Figure scripts
● ● ●
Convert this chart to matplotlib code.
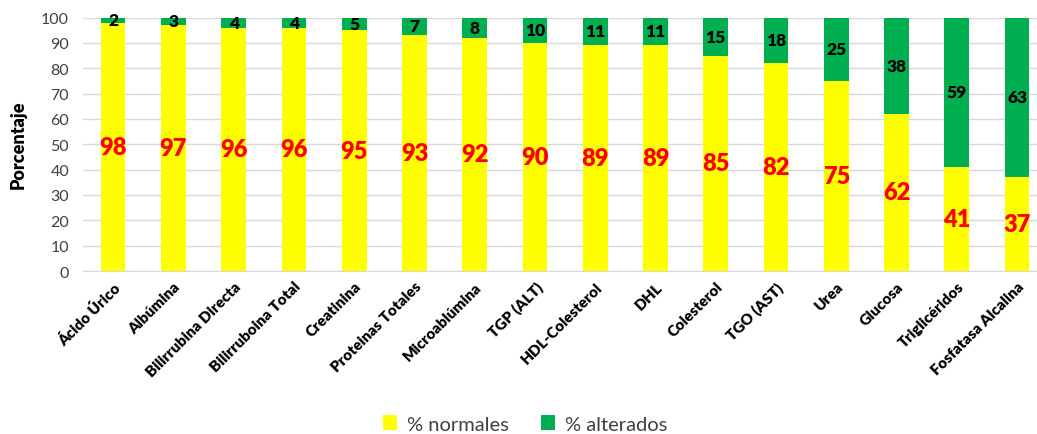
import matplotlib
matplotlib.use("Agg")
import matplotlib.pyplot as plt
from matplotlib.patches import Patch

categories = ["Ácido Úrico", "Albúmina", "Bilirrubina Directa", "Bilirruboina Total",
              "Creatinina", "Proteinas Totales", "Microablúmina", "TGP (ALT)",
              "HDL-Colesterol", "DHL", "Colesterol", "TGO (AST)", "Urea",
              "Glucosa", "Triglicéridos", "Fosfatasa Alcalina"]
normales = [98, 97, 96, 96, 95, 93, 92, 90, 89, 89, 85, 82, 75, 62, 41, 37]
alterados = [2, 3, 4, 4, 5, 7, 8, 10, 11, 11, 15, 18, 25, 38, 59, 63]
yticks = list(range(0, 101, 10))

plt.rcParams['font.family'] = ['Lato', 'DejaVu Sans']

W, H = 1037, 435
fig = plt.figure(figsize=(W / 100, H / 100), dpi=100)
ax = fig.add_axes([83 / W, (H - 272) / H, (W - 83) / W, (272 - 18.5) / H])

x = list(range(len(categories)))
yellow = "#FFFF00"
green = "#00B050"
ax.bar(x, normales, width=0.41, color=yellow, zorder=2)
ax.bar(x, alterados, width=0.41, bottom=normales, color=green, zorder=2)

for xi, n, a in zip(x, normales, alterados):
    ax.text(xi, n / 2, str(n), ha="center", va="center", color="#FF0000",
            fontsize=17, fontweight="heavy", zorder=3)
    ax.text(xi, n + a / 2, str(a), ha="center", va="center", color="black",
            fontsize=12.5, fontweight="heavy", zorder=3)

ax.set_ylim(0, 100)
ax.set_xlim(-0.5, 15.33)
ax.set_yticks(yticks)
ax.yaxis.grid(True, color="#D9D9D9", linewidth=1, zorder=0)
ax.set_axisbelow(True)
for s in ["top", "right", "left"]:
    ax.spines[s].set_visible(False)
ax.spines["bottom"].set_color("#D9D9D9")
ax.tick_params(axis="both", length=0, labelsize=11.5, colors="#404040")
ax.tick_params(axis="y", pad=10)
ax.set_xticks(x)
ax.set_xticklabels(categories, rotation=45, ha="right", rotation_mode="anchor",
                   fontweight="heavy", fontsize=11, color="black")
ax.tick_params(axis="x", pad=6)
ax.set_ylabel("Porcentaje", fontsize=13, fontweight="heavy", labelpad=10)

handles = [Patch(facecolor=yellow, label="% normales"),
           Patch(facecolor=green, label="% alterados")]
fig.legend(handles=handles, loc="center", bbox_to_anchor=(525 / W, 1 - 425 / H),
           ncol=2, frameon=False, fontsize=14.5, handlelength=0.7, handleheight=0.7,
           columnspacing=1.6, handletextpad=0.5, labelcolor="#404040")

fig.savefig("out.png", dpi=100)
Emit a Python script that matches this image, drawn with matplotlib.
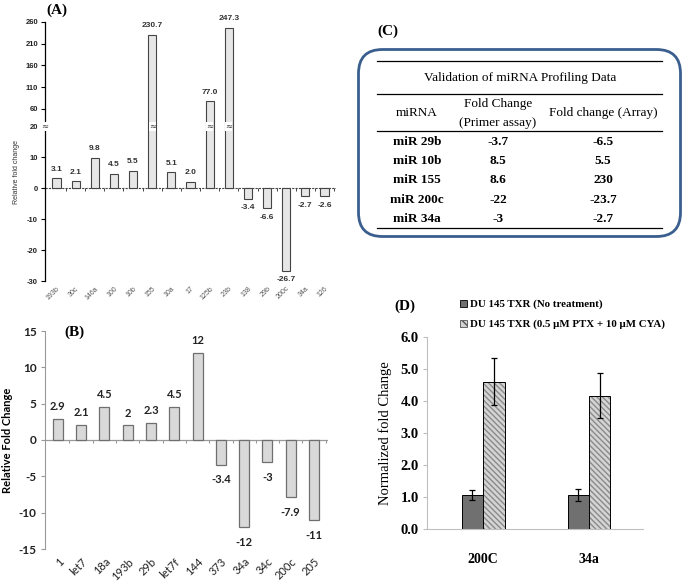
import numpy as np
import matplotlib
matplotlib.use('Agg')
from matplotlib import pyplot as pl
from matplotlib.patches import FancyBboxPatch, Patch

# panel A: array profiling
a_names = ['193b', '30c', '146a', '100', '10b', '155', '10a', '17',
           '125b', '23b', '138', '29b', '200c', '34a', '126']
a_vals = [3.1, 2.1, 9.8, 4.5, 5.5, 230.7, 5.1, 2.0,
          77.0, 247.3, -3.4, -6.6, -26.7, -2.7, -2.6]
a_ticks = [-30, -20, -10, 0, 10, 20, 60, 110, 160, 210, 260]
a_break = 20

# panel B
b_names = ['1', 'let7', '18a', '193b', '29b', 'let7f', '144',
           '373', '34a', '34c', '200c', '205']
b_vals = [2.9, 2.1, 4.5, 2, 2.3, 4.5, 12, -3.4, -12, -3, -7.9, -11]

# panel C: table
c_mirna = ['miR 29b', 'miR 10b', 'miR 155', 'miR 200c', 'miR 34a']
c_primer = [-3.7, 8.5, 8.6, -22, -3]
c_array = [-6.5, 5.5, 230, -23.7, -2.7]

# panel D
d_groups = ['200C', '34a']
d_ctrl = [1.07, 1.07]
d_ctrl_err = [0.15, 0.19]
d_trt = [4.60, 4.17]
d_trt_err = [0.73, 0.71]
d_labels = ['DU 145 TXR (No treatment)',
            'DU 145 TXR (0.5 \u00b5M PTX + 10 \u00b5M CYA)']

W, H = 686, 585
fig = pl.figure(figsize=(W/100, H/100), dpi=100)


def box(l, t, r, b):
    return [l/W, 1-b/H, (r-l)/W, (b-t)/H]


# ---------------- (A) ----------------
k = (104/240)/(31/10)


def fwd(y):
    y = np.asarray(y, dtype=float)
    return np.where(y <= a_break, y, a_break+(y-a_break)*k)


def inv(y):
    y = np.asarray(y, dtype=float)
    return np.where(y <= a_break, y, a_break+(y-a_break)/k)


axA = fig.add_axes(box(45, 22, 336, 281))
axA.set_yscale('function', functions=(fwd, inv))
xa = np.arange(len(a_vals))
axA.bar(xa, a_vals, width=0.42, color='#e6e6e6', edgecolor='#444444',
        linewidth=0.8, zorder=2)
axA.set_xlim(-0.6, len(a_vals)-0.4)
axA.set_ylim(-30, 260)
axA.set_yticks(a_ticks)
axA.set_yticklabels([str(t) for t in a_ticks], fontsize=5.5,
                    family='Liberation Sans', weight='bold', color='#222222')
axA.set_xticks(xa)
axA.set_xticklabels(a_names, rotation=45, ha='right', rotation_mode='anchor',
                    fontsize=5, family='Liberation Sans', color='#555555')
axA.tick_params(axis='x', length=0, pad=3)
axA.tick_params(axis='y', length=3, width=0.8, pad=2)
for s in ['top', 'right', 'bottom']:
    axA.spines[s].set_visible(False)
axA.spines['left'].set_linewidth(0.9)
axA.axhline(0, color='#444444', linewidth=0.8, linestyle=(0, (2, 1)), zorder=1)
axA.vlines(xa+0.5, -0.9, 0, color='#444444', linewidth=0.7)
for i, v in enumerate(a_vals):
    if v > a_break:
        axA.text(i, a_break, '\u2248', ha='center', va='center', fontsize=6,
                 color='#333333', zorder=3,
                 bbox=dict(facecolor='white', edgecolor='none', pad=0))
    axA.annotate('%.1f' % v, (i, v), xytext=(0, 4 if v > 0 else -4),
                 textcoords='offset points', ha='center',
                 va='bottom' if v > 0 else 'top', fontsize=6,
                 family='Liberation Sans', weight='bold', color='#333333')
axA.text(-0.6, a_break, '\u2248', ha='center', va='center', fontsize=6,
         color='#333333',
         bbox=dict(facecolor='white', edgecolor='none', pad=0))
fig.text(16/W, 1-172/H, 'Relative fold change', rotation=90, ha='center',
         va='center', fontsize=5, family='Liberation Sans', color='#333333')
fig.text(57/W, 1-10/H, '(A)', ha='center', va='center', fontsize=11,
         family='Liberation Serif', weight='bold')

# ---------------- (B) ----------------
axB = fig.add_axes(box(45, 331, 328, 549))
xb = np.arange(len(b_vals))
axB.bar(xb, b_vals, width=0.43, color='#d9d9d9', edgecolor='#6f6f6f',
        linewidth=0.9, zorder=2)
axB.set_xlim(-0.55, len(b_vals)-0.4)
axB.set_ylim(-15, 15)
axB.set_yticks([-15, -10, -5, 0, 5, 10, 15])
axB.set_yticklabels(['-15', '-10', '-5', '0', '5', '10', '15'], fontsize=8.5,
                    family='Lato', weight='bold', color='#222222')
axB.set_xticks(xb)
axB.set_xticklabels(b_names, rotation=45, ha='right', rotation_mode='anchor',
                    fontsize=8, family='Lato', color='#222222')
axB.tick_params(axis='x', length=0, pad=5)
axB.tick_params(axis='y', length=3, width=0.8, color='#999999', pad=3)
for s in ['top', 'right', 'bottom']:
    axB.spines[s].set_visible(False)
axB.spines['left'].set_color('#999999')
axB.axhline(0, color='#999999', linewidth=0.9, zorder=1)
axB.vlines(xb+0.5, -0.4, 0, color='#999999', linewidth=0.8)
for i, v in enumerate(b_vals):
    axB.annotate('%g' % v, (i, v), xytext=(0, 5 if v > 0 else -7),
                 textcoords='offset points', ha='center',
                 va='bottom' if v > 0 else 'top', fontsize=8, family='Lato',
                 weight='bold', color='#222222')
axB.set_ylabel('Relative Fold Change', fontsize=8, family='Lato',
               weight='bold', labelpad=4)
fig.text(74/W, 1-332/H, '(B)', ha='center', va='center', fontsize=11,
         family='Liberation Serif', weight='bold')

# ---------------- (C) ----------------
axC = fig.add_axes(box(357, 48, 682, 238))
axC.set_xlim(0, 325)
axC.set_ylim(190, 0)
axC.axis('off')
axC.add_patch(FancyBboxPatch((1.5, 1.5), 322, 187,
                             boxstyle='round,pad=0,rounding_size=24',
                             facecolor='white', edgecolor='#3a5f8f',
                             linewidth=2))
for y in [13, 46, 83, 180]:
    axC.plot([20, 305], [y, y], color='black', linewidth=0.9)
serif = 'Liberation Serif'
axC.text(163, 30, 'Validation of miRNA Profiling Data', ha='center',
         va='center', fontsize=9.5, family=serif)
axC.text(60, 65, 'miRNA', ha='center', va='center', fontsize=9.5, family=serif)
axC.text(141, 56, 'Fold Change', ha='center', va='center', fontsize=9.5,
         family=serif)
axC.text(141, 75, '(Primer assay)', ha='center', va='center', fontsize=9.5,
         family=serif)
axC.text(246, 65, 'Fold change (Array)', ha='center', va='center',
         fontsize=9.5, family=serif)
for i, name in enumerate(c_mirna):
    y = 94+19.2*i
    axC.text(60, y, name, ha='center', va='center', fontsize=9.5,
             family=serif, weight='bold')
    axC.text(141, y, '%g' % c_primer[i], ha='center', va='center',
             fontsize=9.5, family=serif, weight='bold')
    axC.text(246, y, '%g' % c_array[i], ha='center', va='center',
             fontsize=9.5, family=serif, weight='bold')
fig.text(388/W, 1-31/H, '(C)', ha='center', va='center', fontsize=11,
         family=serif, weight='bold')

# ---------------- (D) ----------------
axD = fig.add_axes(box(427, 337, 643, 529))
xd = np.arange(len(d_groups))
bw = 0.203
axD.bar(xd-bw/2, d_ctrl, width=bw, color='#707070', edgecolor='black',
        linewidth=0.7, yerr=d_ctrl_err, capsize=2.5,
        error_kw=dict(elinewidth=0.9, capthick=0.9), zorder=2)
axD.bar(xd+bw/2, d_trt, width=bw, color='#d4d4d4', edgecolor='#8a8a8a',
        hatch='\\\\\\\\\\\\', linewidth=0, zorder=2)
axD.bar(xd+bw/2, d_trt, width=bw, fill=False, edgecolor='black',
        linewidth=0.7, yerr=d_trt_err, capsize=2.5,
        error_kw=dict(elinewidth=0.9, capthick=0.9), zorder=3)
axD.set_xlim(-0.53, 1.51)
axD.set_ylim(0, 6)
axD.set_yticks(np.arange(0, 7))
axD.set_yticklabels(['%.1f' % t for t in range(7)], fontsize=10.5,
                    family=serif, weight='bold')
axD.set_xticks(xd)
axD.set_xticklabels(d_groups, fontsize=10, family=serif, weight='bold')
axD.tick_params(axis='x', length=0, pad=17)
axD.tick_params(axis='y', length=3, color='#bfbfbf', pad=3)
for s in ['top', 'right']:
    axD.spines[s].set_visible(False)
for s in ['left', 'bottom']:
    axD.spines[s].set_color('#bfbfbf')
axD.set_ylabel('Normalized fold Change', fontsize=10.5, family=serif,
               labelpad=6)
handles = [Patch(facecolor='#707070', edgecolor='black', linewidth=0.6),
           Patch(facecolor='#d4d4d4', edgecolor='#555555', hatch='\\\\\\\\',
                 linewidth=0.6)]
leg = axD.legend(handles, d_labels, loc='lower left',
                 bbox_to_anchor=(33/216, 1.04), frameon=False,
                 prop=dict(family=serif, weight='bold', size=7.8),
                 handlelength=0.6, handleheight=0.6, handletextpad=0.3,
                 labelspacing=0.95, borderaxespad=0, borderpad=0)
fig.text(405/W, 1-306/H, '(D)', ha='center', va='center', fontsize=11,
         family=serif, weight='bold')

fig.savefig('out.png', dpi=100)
● ● ●
### GIVEN INSTRUCTION
Begin with the first line of the records and repeat every line up to the one with "ax = fig.add_axes([83", counting that line too. Pictures are not part of the copy.

### EXPECTED ANSWER
Convert this chart to matplotlib code.
import matplotlib
matplotlib.use("Agg")
import matplotlib.pyplot as plt
from matplotlib.patches import Patch

categories = ["Ácido Úrico", "Albúmina", "Bilirrubina Directa", "Bilirruboina Total",
              "Creatinina", "Proteinas Totales", "Microablúmina", "TGP (ALT)",
              "HDL-Colesterol", "DHL", "Colesterol", "TGO (AST)", "Urea",
              "Glucosa", "Triglicéridos", "Fosfatasa Alcalina"]
normales = [98, 97, 96, 96, 95, 93, 92, 90, 89, 89, 85, 82, 75, 62, 41, 37]
alterados = [2, 3, 4, 4, 5, 7, 8, 10, 11, 11, 15, 18, 25, 38, 59, 63]
yticks = list(range(0, 101, 10))

plt.rcParams['font.family'] = ['Lato', 'DejaVu Sans']

W, H = 1037, 435
fig = plt.figure(figsize=(W / 100, H / 100), dpi=100)
ax = fig.add_axes([83 / W, (H - 272) / H, (W - 83) / W, (272 - 18.5) / H])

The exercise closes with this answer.